Rather than measuring the dialog levels, he reports, “They say, we’re going to give you a specific value. We don’t want you to measure each program separately; we want you to make sure your programming averages around, in their case, -25 dB LKFS. For dialog programs it can’t vary for more than +/-7 dB, and for non-dialog portions, no more than +/-12 dB.
“I think it’s a really interesting step forward. The great thing is, you’re left with a program that has an average that is interchangeable with the rest of the world and you’ve got dynamic range that makes sense for dialog; 14 dB of range is within the target area that is acceptable to viewers before they’ll raise or lower their volume [according to a study by Dolby Labs].”
But for those relying on processing to control loudness, Carroll advises careful management at each stage of the signal path rather than strapping a “band-aid” across it at the very end. “If you’re relying on a processor at the end of the chain to pull in a commercial that is 12 dB too loud, if you want that commercial to be pulled back in to within a dB, that’s 12: 1 compression,” he points out.
Instead, broadcasters should apply compression only where it’s necessary: “When you combine it, you end up with a program that is already pretty much controlled.”

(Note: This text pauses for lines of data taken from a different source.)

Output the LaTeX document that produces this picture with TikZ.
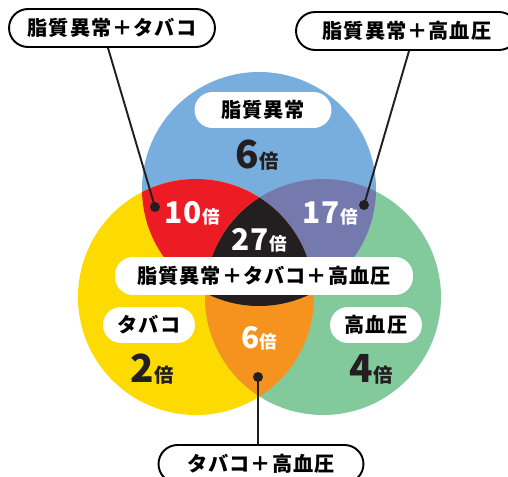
\documentclass[tikz,border=0pt]{standalone}
\usepackage{fontspec}
\newfontfamily\jpfont{Noto Sans CJK JP}[LetterSpace=5]
\definecolor{lipidblue}{HTML}{78AEDD}
\definecolor{tobyellow}{HTML}{FEDB00}
\definecolor{hypgreen}{HTML}{82CA9C}
\definecolor{ltred}{HTML}{ED1C24}
\definecolor{lhpurple}{HTML}{7479AE}
\definecolor{thorange}{HTML}{F6921E}
\definecolor{allblack}{HTML}{231F20}
\newcommand{\baiunit}[1]{{\fontsize{#1}{#1}\selectfont 倍}}
\begin{document}
\begin{tikzpicture}[x=0.02cm, y=-0.02cm,
	callout/.style={draw=black, line width=1.1pt, fill=white, rounded corners=0.38cm,
		minimum height=0.76cm, inner sep=0pt, font=\jpfont\bfseries\fontsize{11.5}{12}\selectfont},
	tag/.style={fill=white, rounded corners=0.36cm, minimum height=0.72cm, inner sep=0pt,
		font=\jpfont\bfseries\fontsize{11.5}{12}\selectfont},
	bignum/.style={anchor=base, text=allblack, inner sep=0pt, font=\jpfont\bfseries\fontsize{22}{22}\selectfont},
	midnum/.style={anchor=base, text=white, inner sep=0pt, font=\jpfont\bfseries\fontsize{17}{17}\selectfont},
	conn/.style={line width=1.1pt, draw=allblack},
	dot/.style={circle, fill=allblack, inner sep=0pt, minimum size=0.2cm}]
	\useasboundingbox (0,0) rectangle (508,477);
	\coordinate (lipid) at (259,189);
	\coordinate (tob) at (196,297);
	\coordinate (hyp) at (323,297);
	% three circles
	\fill[lipidblue] (lipid) circle[radius=117];
	\fill[tobyellow] (tob) circle[radius=118];
	\fill[hypgreen] (hyp) circle[radius=118];
	% overlaps
	\begin{scope}
		\clip (lipid) circle[radius=117];
		\fill[ltred] (tob) circle[radius=118];
		\fill[lhpurple] (hyp) circle[radius=118];
	\end{scope}
	\begin{scope}
		\clip (tob) circle[radius=118];
		\fill[thorange] (hyp) circle[radius=118];
		\clip (lipid) circle[radius=117];
		\fill[allblack] (hyp) circle[radius=118];
	\end{scope}
	% labels inside
	\node[tag, minimum width=2.74cm] (lipidtag) at (263,110) {脂質異常};
	\node[tag, minimum width=1.84cm] (tobtag) at (149,325) {タバコ};
	\node[tag, minimum width=1.84cm] (hyptag) at (376,325) {高血圧};
	\node[tag, minimum width=5.96cm, minimum height=0.76cm] (alltag) at (264,276) {脂質異常＋タバコ＋高血圧};
	\node[bignum] (lipidval) at (257,168) {6\baiunit{11}};
	\node[bignum] (tobval) at (152,382) {2\baiunit{11}};
	\node[bignum] (hypval) at (371,382) {4\baiunit{11}};
	\node[midnum] (ltval) at (192,223) {10\baiunit{10}};
	\node[midnum] (lhval) at (330,223) {17\baiunit{10}};
	\node[midnum] (allval) at (259,250) {27\baiunit{10}};
	\node[midnum] (thval) at (259,348) {6\baiunit{10}};
	% callouts
	\node[callout, minimum width=4.12cm] (ltbox) at (112,28) {脂質異常＋タバコ};
	\node[callout, minimum width=4.44cm] (lhbox) at (407,31) {脂質異常＋高血圧};
	\node[callout, minimum width=4.1cm] (thbox) at (261,464) {タバコ＋高血圧};
	\node[dot] (ltdot) at (155,207) {};
	\node[dot] (lhdot) at (364,205) {};
	\node[dot] (thdot) at (258,377) {};
	\draw[conn] (ltdot.center) -- ([xshift=-0.08cm]ltbox.south);
	\draw[conn] (lhdot.center) -- ([xshift=0.04cm]lhbox.south);
	\draw[conn] (thdot.center) -- (thdot.center |- thbox.north);
\end{tikzpicture}
\end{document}
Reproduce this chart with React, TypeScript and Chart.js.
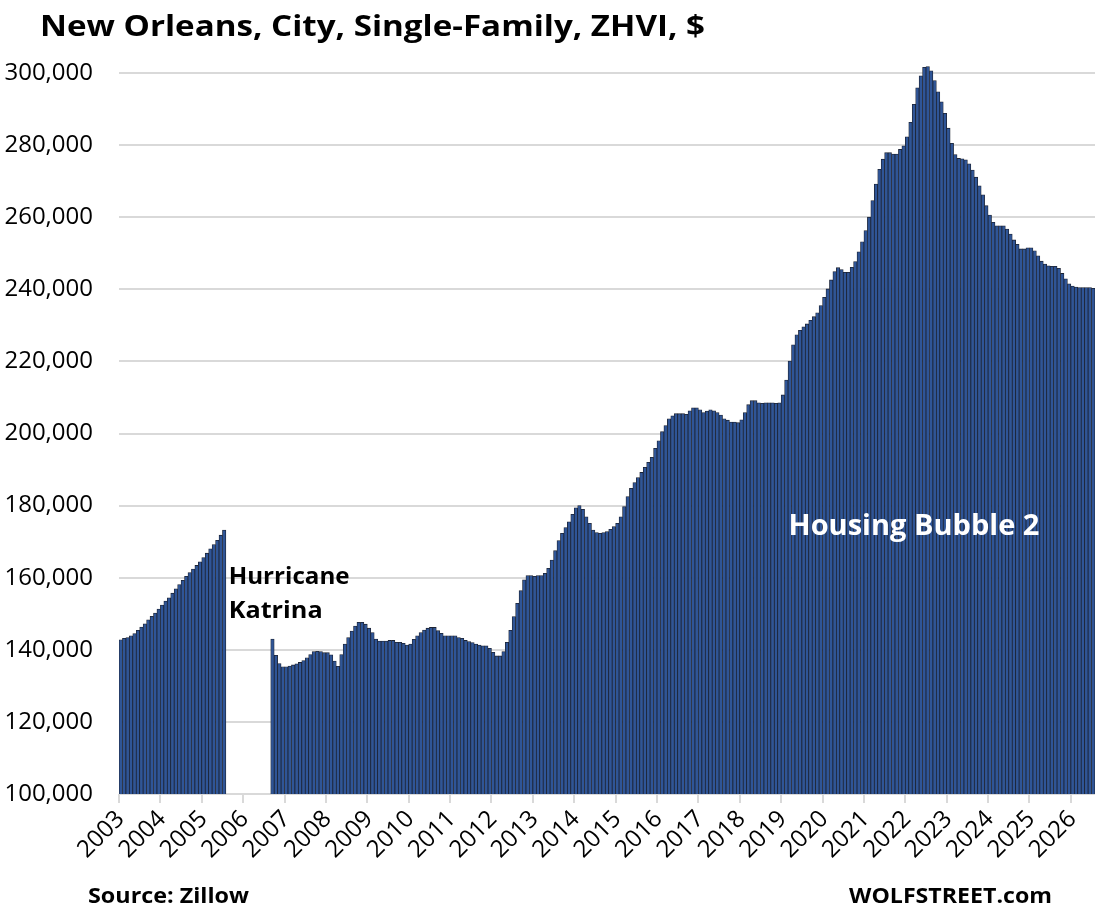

For example, he offers, “On the commercial server, use a Dolby DP600 to realign average levels, because more of those commercials are already compressed. Leave the local news to 2:1 or 3:1. Network programming that comes in is probably already close enough, but if you want to do something light, like 1.5:1 to 2:1 to just pull in the outer edges, you now have an output on the air that is pleasing to listen to, it’s appropriately dynamic, and nobody has ‘doinked’ around with the producer’s content to the point where they’re going to complain too much. We have stations on major networks in top markets where they’re doing this successfully, so we know that it works.”